◆ **Materials provided**:
....

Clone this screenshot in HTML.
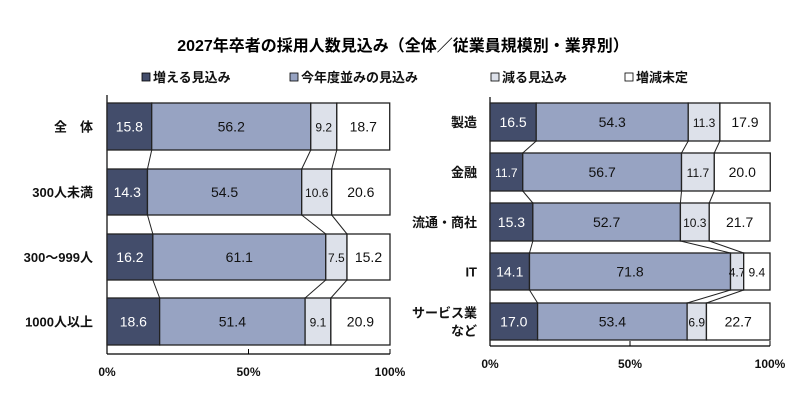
<!DOCTYPE html>
<html><head><meta charset="utf-8"><style>
body{margin:0;background:#fff;}
svg{display:block;font-family:"Liberation Sans","Noto Sans CJK JP",sans-serif;}
</style></head><body>
<svg id="s" width="806" height="408" viewBox="0 0 806 408" xmlns="http://www.w3.org/2000/svg">
<text x="403" y="51" text-anchor="middle" font-size="16" font-weight="bold" fill="#000">2027年卒者の採用人数見込み（全体／従業員規模別・業界別）</text>
<g font-size="13" fill="#111" font-weight="bold">
<rect x="142" y="73" width="8" height="8" fill="#434d6b" stroke="#000" stroke-width="0.8"/><text x="153" y="82">増える見込み</text>
<rect x="290" y="73" width="8" height="8" fill="#97a3c2" stroke="#000" stroke-width="0.8"/><text x="301" y="82">今年度並みの見込み</text>
<rect x="491" y="73" width="8" height="8" fill="#dde1ea" stroke="#000" stroke-width="0.8"/><text x="502" y="82">減る見込み</text>
<rect x="625" y="73" width="8" height="8" fill="#fff" stroke="#000" stroke-width="0.8"/><text x="636" y="82">増減未定</text>
</g>
</svg>
<script>
const s=document.getElementById('s');const NS='http://www.w3.org/2000/svg';
function el(t,a,txt){const e=document.createElementNS(NS,t);for(const k in a)e.setAttribute(k,a[k]);if(txt!==undefined)e.textContent=txt;s.appendChild(e);return e;}
const cols=['#434d6b','#97a3c2','#dde1ea','#ffffff'];
const tcol=['#fff','#111','#111','#111'];
function chart(x0,w,rows,axisY,topY,labX){
  el('line',{x1:x0,y1:topY,x2:x0,y2:axisY,stroke:'#000','stroke-width':1.2});
  el('line',{x1:x0,y1:axisY,x2:x0+w,y2:axisY,stroke:'#000','stroke-width':1.2});
  [0,50,100].forEach(p=>{const x=x0+w*p/100;el('line',{x1:x,y1:axisY,x2:x,y2:axisY-5,stroke:'#000','stroke-width':1});
    el('text',{x:x,y:axisY+22,'text-anchor':'middle','font-size':12,'font-weight':'bold',fill:'#111'},p+'%');});
  let prev=null;
  rows.forEach(r=>{
    let c=0;const b=[x0];
    r.v.forEach((v,i)=>{const x=x0+w*c/100,ww=w*v/100;
      el('rect',{x:x,y:r.y1,width:ww,height:r.y2-r.y1,fill:cols[i],stroke:'#222','stroke-width':1.3});
      const fs=v<12?12:14;
      el('text',{x:x+ww/2,y:(r.y1+r.y2)/2+5,'text-anchor':'middle','font-size':fs,fill:tcol[i]},v.toFixed(1));
      c+=v;b.push(x0+w*c/100);});
    if(prev){[1,2,3].forEach(i=>el('line',{x1:prev.b[i],y1:prev.y2,x2:b[i],y2:r.y1,stroke:'#222','stroke-width':1}));}
    r.l.forEach((t,k)=>el('text',{x:labX,y:(r.y1+r.y2)/2+5+(r.l.length>1?(k-0.5)*18:0),'text-anchor':'end','font-size':13,'font-weight':'bold',fill:'#111'},t));
    prev={b:b,y2:r.y2};
  });
}
chart(107,283,[
 {y1:103,y2:150,v:[15.8,56.2,9.2,18.7],l:['全　体']},
 {y1:169,y2:215,v:[14.3,54.5,10.6,20.6],l:['300人未満']},
 {y1:234,y2:280,v:[16.2,61.1,7.5,15.2],l:['300～999人']},
 {y1:298,y2:345,v:[18.6,51.4,9.1,20.9],l:['1000人以上']}
],354,95,93);
chart(490,280,[
 {y1:103,y2:141,v:[16.5,54.3,11.3,17.9],l:['製造']},
 {y1:153,y2:191,v:[11.7,56.7,11.7,20.0],l:['金融']},
 {y1:203,y2:241,v:[15.3,52.7,10.3,21.7],l:['流通・商社']},
 {y1:253,y2:290,v:[14.1,71.8,4.7,9.4],l:['IT']},
 {y1:303,y2:340,v:[17.0,53.4,6.9,22.7],l:['サービス業','など']}
],346,97,477);
</script>
</body></html>
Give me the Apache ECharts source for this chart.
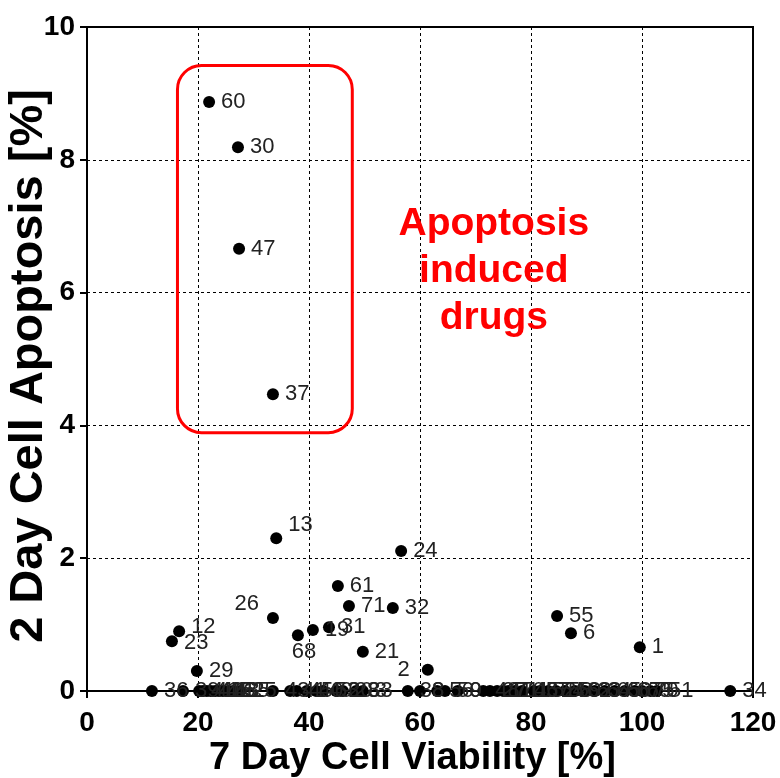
<!DOCTYPE html>
<html>
<head>
<meta charset="utf-8">
<script src="https://cdn.jsdelivr.net/npm/echarts@6/dist/echarts.min.js"></script>
<style>html,body{margin:0;padding:0;background:#fff}#c{width:780px;height:778px}</style>
</head>
<body>
<div id="c"></div>
<script>
// Drugs with non-zero apoptosis
const upX = [22.0, 27.2, 27.4, 33.5, 34.1, 56.6, 45.2, 47.2, 55.1, 33.5, 16.6, 15.3, 38.0, 40.7, 43.6, 49.7, 19.8, 61.4, 84.7, 87.2, 99.6];
const upY = [8.87, 8.19, 6.66, 4.47, 2.30, 2.11, 1.58, 1.28, 1.25, 1.10, 0.90, 0.75, 0.84, 0.92, 0.96, 0.59, 0.30, 0.32, 1.13, 0.87, 0.66];
const upLabels = ['60','30','47','37','13','24','61','71','32','26','12','23','68','19','31','21','29','2','55','6','1'];
// Drugs with zero apoptosis
const zeroX = [11.7, 17.3, 20.2, 20.9, 21.6, 22.3, 23.1, 23.8, 24.5, 25.4, 26.3, 27.6, 33.5, 36.6, 37.8, 39.6, 41.3, 42.5, 44.9, 46.1, 48.5, 49.7, 57.8, 60.0, 63.1, 64.5, 66.8, 71.4, 72.6, 73.9, 75.0, 75.9, 77.1, 78.4, 80.5, 81.6, 83.1, 84.5, 86.1, 87.9, 89.7, 91.5, 93.3, 95.1, 96.9, 98.7, 100.0, 101.5, 102.7, 115.9];
const zeroLabels = ['36','39','4','44','42','14','15','16','18','22','35','25','43','41','45','40','49','53','20','28','33','3','38','8','56','50','9','48','27','17','7','10','11','46','57','52','54','58','59','62','63','64','65','66','67','69','70','5','51','34'];
const xTicks = [0, 20, 40, 60, 80, 100, 120];
const yTicks = [0, 2, 4, 6, 8, 10];

const points = [];
upX.forEach((x, i) => points.push({name: upLabels[i], value: [x, upY[i]]}));
zeroX.forEach((x, i) => points.push({name: zeroLabels[i], value: [x, 0]}));
points.forEach(p => {
  if (p.name === '2') p.label = {position: 'left', distance: 8, offset: [-4, 0]};
  if (p.name === '26') p.label = {position: 'left', offset: [-2, -14]};
  if (p.name === '68') p.label = {position: 'bottom', offset: [6, -6]};
  if (p.name === '13') p.label = {offset: [0, -13]};
  if (p.name === '12') p.label = {offset: [0, -4]};
  if (p.name === '23') p.label = {offset: [0, 2]};
});

const chart = echarts.init(document.getElementById('c'));
const font = 'Arial, "Liberation Sans", Helvetica, sans-serif';
chart.setOption({
  animation: false,
  grid: {left: 87, right: 27, top: 27, bottom: 87, containLabel: false, outerBoundsMode: 'none',
    show: true, borderColor: '#000', borderWidth: 2},
  xAxis: {
    type: 'value', min: 0, max: 120, interval: 20,
    name: '7 Day Cell Viability [%]', nameLocation: 'middle', nameGap: 49, nameMoveOverlap: false,
    nameTextStyle: {fontFamily: font, fontWeight: 'bold', fontSize: 38, color: '#000', padding: [0, 15, 0, 0]},
    axisLine: {show: true, onZero: false, lineStyle: {color: '#000', width: 2}},
    axisTick: {show: true, length: 7, lineStyle: {color: '#000', width: 2}},
    axisLabel: {fontFamily: font, fontWeight: 'bold', fontSize: 28, color: '#000', margin: 18},
    splitLine: {show: true, lineStyle: {color: '#000', width: 1, type: [3, 3]}}
  },
  yAxis: {
    type: 'value', min: 0, max: 10, interval: 2,
    name: '2 Day Cell Apoptosis [%]', nameLocation: 'middle', nameGap: 34, nameMoveOverlap: false,
    nameTextStyle: {fontFamily: font, fontWeight: 'bold', fontSize: 47, color: '#000', padding: [0, 14, 0, 0]},
    axisLine: {show: true, lineStyle: {color: '#000', width: 2}},
    axisTick: {show: true, length: 7, lineStyle: {color: '#000', width: 2}},
    axisLabel: {fontFamily: font, fontWeight: 'bold', fontSize: 28, color: '#000', margin: 12},
    splitLine: {show: true, lineStyle: {color: '#000', width: 1, type: [3, 3]}}
  },
  series: [{
    type: 'scatter',
    symbol: 'circle', symbolSize: 12,
    itemStyle: {color: '#000', opacity: 1},
    clip: false,
    label: {show: true, position: 'right', distance: 6, formatter: p => p.name,
      fontFamily: font, fontSize: 22, color: '#222'},
    data: points,
    z: 3
  }]
});

function px(x, y) { return chart.convertToPixel({gridIndex: 0}, [x, y]); }
const a = px(16.3, 9.42), b = px(47.8, 3.89);
const t = px(73.3, 7.38);
chart.setOption({
  graphic: [
    {type: 'rect', shape: {x: a[0], y: a[1], width: b[0] - a[0], height: b[1] - a[1], r: 24},
      style: {fill: 'none', stroke: '#ff0000', lineWidth: 3}, z: 10},
    {type: 'text', x: t[0], y: t[1], style: {text: 'Apoptosis\ninduced\ndrugs', fill: '#ff0000',
      font: 'bold 39px ' + font, align: 'center', verticalAlign: 'top', lineHeight: 47}, z: 10}
  ]
});
</script>
</body>
</html>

....

◆ **What is required**:
Without the pictures, give again only the lines beginning at the line that contains "Give me the" and stopping after the line that contains "const yTicks = [0, 2, 4, 6, 8, 10];", exactly as written.

◆ **Reply to the exercise**:
Give me the Apache ECharts source for this chart.
<!DOCTYPE html>
<html>
<head>
<meta charset="utf-8">
<script src="https://cdn.jsdelivr.net/npm/echarts@6/dist/echarts.min.js"></script>
<style>html,body{margin:0;padding:0;background:#fff}#c{width:780px;height:778px}</style>
</head>
<body>
<div id="c"></div>
<script>
// Drugs with non-zero apoptosis
const upX = [22.0, 27.2, 27.4, 33.5, 34.1, 56.6, 45.2, 47.2, 55.1, 33.5, 16.6, 15.3, 38.0, 40.7, 43.6, 49.7, 19.8, 61.4, 84.7, 87.2, 99.6];
const upY = [8.87, 8.19, 6.66, 4.47, 2.30, 2.11, 1.58, 1.28, 1.25, 1.10, 0.90, 0.75, 0.84, 0.92, 0.96, 0.59, 0.30, 0.32, 1.13, 0.87, 0.66];
const upLabels = ['60','30','47','37','13','24','61','71','32','26','12','23','68','19','31','21','29','2','55','6','1'];
// Drugs with zero apoptosis
const zeroX = [11.7, 17.3, 20.2, 20.9, 21.6, 22.3, 23.1, 23.8, 24.5, 25.4, 26.3, 27.6, 33.5, 36.6, 37.8, 39.6, 41.3, 42.5, 44.9, 46.1, 48.5, 49.7, 57.8, 60.0, 63.1, 64.5, 66.8, 71.4, 72.6, 73.9, 75.0, 75.9, 77.1, 78.4, 80.5, 81.6, 83.1, 84.5, 86.1, 87.9, 89.7, 91.5, 93.3, 95.1, 96.9, 98.7, 100.0, 101.5, 102.7, 115.9];
const zeroLabels = ['36','39','4','44','42','14','15','16','18','22','35','25','43','41','45','40','49','53','20','28','33','3','38','8','56','50','9','48','27','17','7','10','11','46','57','52','54','58','59','62','63','64','65','66','67','69','70','5','51','34'];
const xTicks = [0, 20, 40, 60, 80, 100, 120];
const yTicks = [0, 2, 4, 6, 8, 10];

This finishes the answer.